Search code examples
sql-serverpandascsvsqlalchemypyodbc

Import .csv into local SQL server with pre-made table using Python


I'm making (or trying to) make a small script that compiles two .csvs, drops duplicates, then uploads itself to my local MS SQL server. I already have the table made, and I'd prefer it that way, as I need to be able to tweak the server and it's much, much easier doing that through SQL. I'm still very new to Python and don't know too much more about SQL but this site has been supremely helpful so far.

I have the .csv output and connecting to the database down (I think) but I can't get it to pull my .csv and input it into the database. I've tried a ton of different ways suggested here, but I think I'm too much of a novice to recognize what I'm doing, so it's difficult to be certain. I need the columns of the database to be put in the same columns in the SQL server. Column 'side' is the primary key in SQL. All other values are NOT NULL.

Depending on what I try, I'll either get no errors, but no input, or I'll get some sort of error. With the current code below, I get kicked back, stating that all of my columns are invalid. A few times I've been able to input incorrect values, or just a single line. That was with the BULK INSERT command, and if I add more lines, it stops working, so I've taken a different approach.

Please ignore the extraneous modules I've imported.
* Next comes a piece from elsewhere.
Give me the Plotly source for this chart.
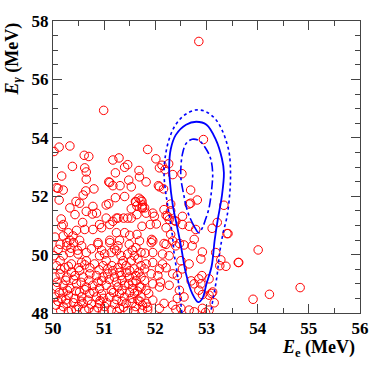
import plotly.graph_objs as go

# candidate events: positron energy and gamma energy (MeV)
e_e = [
    52.85, 50.99,
    50.12, 50.02, 50.33, 50.61, 50.70, 51.17, 51.29, 50.38, 50.62, 50.65, 51.22, 51.40, 51.46, 51.68, 50.17,
    52.94, 51.85, 52.01, 52.08, 52.13, 52.26, 52.19, 52.34, 52.52,
    50.07, 50.20, 50.12, 50.65, 51.11, 51.17, 51.31, 51.48, 51.53, 50.59, 50.64, 50.33, 50.45, 50.52, 50.78,
    51.04, 51.09, 51.22, 51.40, 51.61, 51.72, 51.64, 51.53, 50.77, 50.65, 50.43, 50.16, 50.20, 51.04, 51.17,
    51.27, 51.38, 51.46, 51.64, 51.74, 50.91, 50.95, 51.11, 50.78, 50.62, 50.58, 50.04, 50.20, 50.30, 50.39,
    50.46, 50.33, 50.27, 50.52, 50.88, 51.11, 51.24, 51.40, 51.50, 51.30, 51.64, 51.74, 51.69,
    51.69, 52.08, 52.16, 52.69, 52.82, 52.69, 52.66, 51.75, 51.79, 51.82, 51.95, 52.17, 52.30, 52.30, 52.21,
    52.27, 52.37, 52.53, 52.40, 53.34, 53.21, 53.11, 53.42, 52.53, 52.66, 52.79, 51.90, 52.02, 51.95, 51.93,
    52.17, 52.34, 52.47, 52.76, 52.30,
    52.85, 54.01, 53.63, 53.38, 53.26, 53.28, 53.18, 52.92, 52.89, 52.91, 54.83, 54.23, 53.91, 53.12, 53.10,
    53.15, 52.98, 52.92, 52.76, 53.05, 52.76, 52.66, 52.72, 52.70, 52.85, 52.92,
    51.92, 52.21, 52.40, 52.56, 51.95, 52.14, 52.27, 52.50, 52.53, 52.34, 52.43, 51.92, 52.05, 51.72, 53.05,
    52.89, 52.08, 52.27, 52.47, 52.56, 52.43, 53.05, 52.66, 52.34, 52.17, 51.95, 51.82, 51.72, 52.08, 51.85,
    52.50, 52.40, 51.72, 51.82, 51.87, 51.75, 51.79, 51.79, 51.82, 51.95, 52.14, 52.08, 52.21, 51.95, 52.10,
    50.14, 50.27, 50.40, 50.56, 50.88, 51.11, 51.27, 51.49, 51.62, 51.72, 50.02, 50.20, 50.33, 50.49, 50.65,
    50.91, 51.01, 51.14, 51.33, 51.46, 51.59, 50.07, 50.23, 50.36, 50.56, 50.72, 50.81, 50.98, 51.07, 51.27,
    51.43, 51.59, 51.72, 50.04, 50.14, 50.27, 50.43, 50.59, 50.72, 50.85, 50.98, 51.07, 51.20, 51.33, 51.49,
    51.62, 50.07, 50.20, 50.33, 50.46, 50.65, 50.78, 50.91, 51.04, 51.14, 51.27, 51.40, 51.56, 51.69, 50.04,
    50.17, 50.30, 50.43, 50.56, 50.68, 50.85, 50.98, 51.11, 51.24, 51.40, 51.53, 51.66, 50.06, 50.20, 50.36,
    50.49, 50.62, 50.81, 51.01, 51.14, 51.30, 51.46, 51.62, 51.75,
    51.24, 51.37, 51.53, 51.66, 51.17, 51.30, 51.43, 51.56, 51.24, 50.88, 50.52, 50.36, 50.65, 51.04, 50.14,
    50.52, 50.20, 50.72, 51.30, 51.59, 51.43, 50.91, 50.59, 50.27,
    52.06, 51.82, 51.09, 50.80, 51.68, 51.74, 51.75, 51.62, 50.85, 51.24, 51.53, 51.98, 52.24, 52.21, 50.10,
    50.17, 53.62, 53.40,
    50.10, 50.35, 50.48, 50.75, 50.95, 51.20, 51.55, 51.80, 50.15, 50.30, 50.50, 50.62, 50.90, 51.15, 51.35,
    51.50, 51.68, 50.08, 50.25, 50.40, 50.55, 50.70, 50.95, 51.10, 51.35, 51.48, 51.62, 50.12, 50.28, 50.45,
    50.62, 50.80, 50.95, 51.18, 51.35, 51.50, 51.65, 50.10, 50.25, 50.40, 50.55, 50.75, 50.92, 51.05, 51.20,
    51.35, 51.55, 51.70, 50.15, 50.30, 50.45, 50.70, 50.88, 51.00, 51.25, 51.38, 51.58, 51.85,
]
e_gamma = [
    57.30, 54.94,
    53.68, 53.53, 53.72, 53.40, 53.36, 53.24, 53.31, 53.02, 52.97, 52.83, 52.80, 52.99, 53.08, 52.88, 52.69,
    53.94, 53.60, 53.28, 52.97, 53.06, 53.11, 52.91, 52.74, 52.77,
    52.29, 52.21, 51.87, 52.58, 52.47, 52.36, 52.36, 52.55, 52.32, 52.04, 52.18, 51.60, 51.82, 51.76, 51.65,
    51.70, 51.74, 51.95, 51.99, 51.82, 51.87, 51.67, 51.57, 51.39, 51.48, 51.37, 51.22, 51.03, 51.25, 51.14,
    51.25, 51.25, 51.25, 51.37, 51.60, 51.03, 50.92, 51.03, 50.86, 50.86, 51.10, 50.60, 50.64, 50.75, 50.64,
    50.83, 50.49, 50.41, 50.49, 50.41, 50.49, 50.75, 50.75, 50.66, 50.49, 50.69, 50.97, 50.47,
    52.66, 52.32, 52.25, 52.21, 51.87, 51.76, 51.73, 51.70, 51.60, 51.42, 51.42, 51.54, 51.73, 51.50, 51.34,
    51.20, 51.17, 51.31, 51.14, 51.69, 51.10, 50.90, 50.72, 51.03, 50.97, 50.86, 51.03, 51.05, 50.47, 50.52,
    50.38, 50.47, 50.38, 50.52, 50.69,
    49.17, 50.16, 49.73, 49.60, 49.62, 49.82, 50.07, 50.09, 49.85, 49.28, 48.87, 48.64, 48.47, 48.72, 48.67,
    48.35, 48.02, 48.16, 48.04, 48.61, 49.00, 49.68, 50.30, 49.10, 48.78, 48.63,
    50.41, 50.35, 50.30, 50.33, 50.07, 50.02, 49.96, 49.79, 49.51, 49.34, 49.28, 49.34, 49.28, 49.23, 49.17,
    49.00, 48.89, 48.95, 48.78, 48.55, 48.50, 48.10, 48.10, 48.27, 48.33, 48.44, 48.33, 48.55, 48.16, 48.10,
    48.16, 48.12, 48.89, 48.78, 48.67, 48.27, 49.11, 49.51, 49.68, 49.73, 49.68, 49.51, 49.55, 49.00, 49.06,
    50.35, 50.30, 50.41, 50.30, 50.35, 50.41, 50.30, 50.35, 50.24, 50.07, 49.96, 49.96, 50.07, 50.02, 50.07,
    49.96, 50.02, 50.07, 49.96, 50.02, 49.96, 49.62, 49.55, 49.68, 49.73, 49.55, 49.68, 49.62, 49.51, 49.55,
    49.62, 49.51, 49.62, 49.23, 49.34, 49.23, 49.28, 49.23, 49.34, 49.28, 49.23, 49.34, 49.23, 49.28, 49.23,
    49.28, 48.89, 48.95, 48.84, 49.00, 48.89, 48.95, 48.84, 48.95, 48.78, 48.89, 48.95, 48.84, 48.89, 48.55,
    48.50, 48.61, 48.50, 48.55, 48.44, 48.55, 48.50, 48.55, 48.46, 48.55, 48.50, 48.44, 48.27, 48.22, 48.10,
    48.22, 48.10, 48.08, 48.22, 48.10, 48.16, 48.08, 48.22, 48.10,
    50.13, 49.79, 49.79, 49.85, 49.45, 49.39, 49.39, 49.06, 49.06, 49.06, 49.45, 49.39, 49.79, 49.79, 49.79,
    48.72, 48.72, 48.67, 48.67, 48.67, 48.33, 48.33, 48.33, 48.33,
    52.36, 52.49, 52.49, 52.25, 51.93, 51.82, 51.62, 51.80, 51.42, 51.25, 51.25, 51.31, 51.31, 50.92, 52.27,
    50.97, 49.73, 50.72,
    50.18, 50.22, 50.15, 50.20, 50.15, 50.20, 50.15, 50.05, 49.50, 49.60, 49.55, 49.65, 49.48, 49.62, 49.70,
    49.45, 49.40, 49.05, 49.12, 49.15, 49.05, 49.12, 49.10, 49.15, 49.12, 49.00, 49.10, 48.70, 48.78, 48.75,
    48.80, 48.72, 48.65, 48.70, 48.78, 48.70, 48.75, 48.40, 48.45, 48.35, 48.40, 48.30, 48.42, 48.35, 48.30,
    48.40, 48.35, 48.40, 48.08, 48.05, 48.12, 48.15, 48.18, 48.05, 48.05, 48.20, 48.05, 48.20,
]

# likelihood contour paths
outer_x = [52.52, 52.48, 52.43, 52.37, 52.33, 52.24, 52.19, 52.17, 52.19, 52.26, 52.38, 52.55, 52.78,
           52.98, 53.17, 53.31, 53.40, 53.45, 53.47, 53.45, 53.40, 53.32, 53.26, 53.20, 53.13, 53.08]
outer_y = [48.0, 48.6, 49.34, 50.0, 50.7, 51.7, 52.3, 52.8, 53.3, 53.9, 54.4, 54.75, 54.95,
           54.9, 54.65, 54.24, 53.8, 53.4, 52.7, 52.0, 51.3, 50.7, 50.1, 49.2, 48.5, 48.0]
mid_x = [52.84, 52.72, 52.60, 52.50, 52.43, 52.34, 52.28, 52.27, 52.30, 52.40, 52.60, 52.80, 53.00,
         53.18, 53.30, 53.34, 53.30, 53.22, 53.16, 53.10, 53.00, 52.92, 52.84]
mid_y = [48.37, 48.67, 49.34, 50.30, 50.92, 51.70, 52.60, 53.00, 53.60, 54.10, 54.45, 54.55, 54.45,
         53.95, 53.30, 52.80, 52.00, 51.20, 50.50, 49.60, 49.00, 48.50, 48.37]
inner_x = [52.85, 52.76, 52.63, 52.55, 52.50, 52.50, 52.53, 52.60, 52.72, 52.86, 52.98, 53.08, 53.12,
           53.11, 53.05, 52.98, 52.92, 52.85]
inner_y = [50.75, 50.97, 51.48, 52.10, 52.61, 53.00, 53.45, 53.80, 53.95, 53.90, 53.65, 53.29, 52.80,
           52.40, 51.60, 51.20, 50.92, 50.75]

serif = 'Liberation Serif'
blue = '#0000ff'

events = go.Scatter(x=e_e, y=e_gamma, mode='markers',
                    marker=dict(symbol='circle-open', size=8.5, color='#ff0000',
                                line=dict(width=1, color='#ff0000')))
outer = go.Scatter(x=outer_x, y=outer_y, mode='lines',
                   line=dict(color=blue, width=1.6, dash='dot', shape='spline'))
mid = go.Scatter(x=mid_x, y=mid_y, mode='lines',
                 line=dict(color=blue, width=1.8, shape='spline'))
inner = go.Scatter(x=inner_x, y=inner_y, mode='lines',
                   line=dict(color=blue, width=1.6, dash='dashdot', shape='spline'))

axis_style = dict(showgrid=False, zeroline=False, showline=True, linecolor='#444444', linewidth=1,
                  mirror='ticks', ticks='inside', ticklen=9, tickcolor='#444444',
                  tickfont=dict(family=serif, size=17, color='black', weight='bold'))

layout = go.Layout(
    width=381, height=366, showlegend=False,
    margin=dict(l=53, r=19, t=17, b=53),
    plot_bgcolor='white', paper_bgcolor='white',
    xaxis=dict(range=[50, 56], dtick=1, tick0=50,
               minor=dict(dtick=0.5, ticks='inside', ticklen=5, tickcolor='#444444'),
               **axis_style),
    yaxis=dict(range=[48, 58], dtick=2, tick0=48,
               minor=dict(dtick=0.5, ticks='inside', ticklen=5, tickcolor='#444444'),
               **axis_style),
    annotations=[
        dict(text='<i>E</i><sub><i>\u03b3</i></sub> (MeV)', xref='paper', yref='paper',
             x=-0.13, y=1.0, xanchor='center', yanchor='top', textangle=-90, showarrow=False,
             font=dict(family=serif, size=18, color='black', weight='bold')),
        dict(text='<i>E</i><sub>e</sub> (MeV)', xref='paper', yref='paper',
             x=0.99, y=-0.12, xanchor='right', yanchor='middle', showarrow=False,
             font=dict(family=serif, size=18, color='black', weight='bold')),
    ],
)

fig = go.Figure(data=[events, outer, mid, inner], layout=layout)
# drop the browser's default page margin so the 381x366 figure fills the window
fig.write_html('out.html', config={'displayModeBar': False},
               post_script="document.body.style.margin='0';")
Once I figure this out, and get my code working properly, I'll remove the ones I don't need.

I've tried pymssql but ran into an issue linking it properly to the database, I've tried just a simple cursor command for INSERT INTO with no luck either.

I've tried this from this question here: Import CSV file into SQL Server using Python and here Pandas - CSV to SQL database

but many of these are difficult as they include the creation of a database in Python and not SQL server. Eventually I want this compiled into a small .exe that my coworkers can use and I'd rather just be able to change the SQL server instead of having to redistribute a new app version every time there's a change in the table. The values inputted will stay the same, but calculations will change and different columns (surrounding these columns here) will come and go.

Here is a small snippet of example code, showing just the portion that doesn't work correctly.

from six.moves import urllib
import csv
import pymssql
import d6tstack

#Create Engine
params = urllib.parse.quote_plus("Driver={ODBC Driver 18 for SQL Server};"
                      "Server=SERVER;"
                      "Database=AppDev;"
                      "Trusted_Connection=yes;"
                      "TrustServerCertificate=yes"
                      )
engine = sqlalchemy.create_engine("mssql+pyodbc:///?odbc_connect=%s" % params) 
engine.connect() 



#Connect to SQL Database
cnxn = pyodbc.connect("Driver={ODBC Driver 18 for SQL Server};"
                      "Server=SERVER;"
                      "Database=AppDev;"
                      "Trusted_Connection=yes;"
                      "TrustServerCertificate=yes"
                      )
cursor = cnxn.cursor()

#######################################################Importing Files(WIP)################################################################################

df = pd.read_csv(r"C:PATHFullOutput.csv", index_col=False)


df.to_sql("Wolverine",engine, if_exists='append',chunksize=300,dtype={'Serial': String(22),
                                                                     } 
        )

             
cnxn.commit()


#closes connection
cnxn.close()

Here's the error I'm getting:

('42S22', "[42S22] [Microsoft][ODBC Driver 18 for SQL Server][SQL Server]Invalid column name 'index'. (207) (SQLExecDirectW); [42S22] [Microsoft][ODBC Driver 18 for SQL Server][SQL Server]Invalid column name 'Serial'. (207); [42S22] [Microsoft][ODBC Driver 18 for SQL Server][SQL Server]Invalid column name 'index'. (207); [42S22] [Microsoft][ODBC Driver 18 for SQL Server][SQL Server]Invalid column name 'Serial'. (207); [42S22] [Microsoft][ODBC Driver 18 for SQL Server][SQL Server]Statement(s) could not be prepared. (8180)")
[SQL: INSERT INTO [Wolverine] ([index], [Serial]) VALUES (?, ?), (?, ?)]
[parameters: (0, 'FPNLCB804MRK0223179054', 1, 'FPNLCB804MRK0223179054')]

In my code to create the .csv I specifically have it set to not create an index, and there is not visible index in the output .csv, so the fact that there is an invalid column titled 'Index' is an issue as well.

Please let me know where I've gone wrong, I'm sure it's more than once, haha. Thank you!


Solution

  • I've figured it out. With Pandas/SQL Alchemy, you can't get your datatypes to match up with MS SQL Server. What worked for me is deleting the table, and just running the python code, creating a new table. If I want to add columns or a primary key, I can do so after the table is created through SQL Alchemy. Works like a charm every time. Don't waste time fooling around, wondering if your double or single quotes are the issue. Just get Python to make the table and change it in SQL to your liking afterward.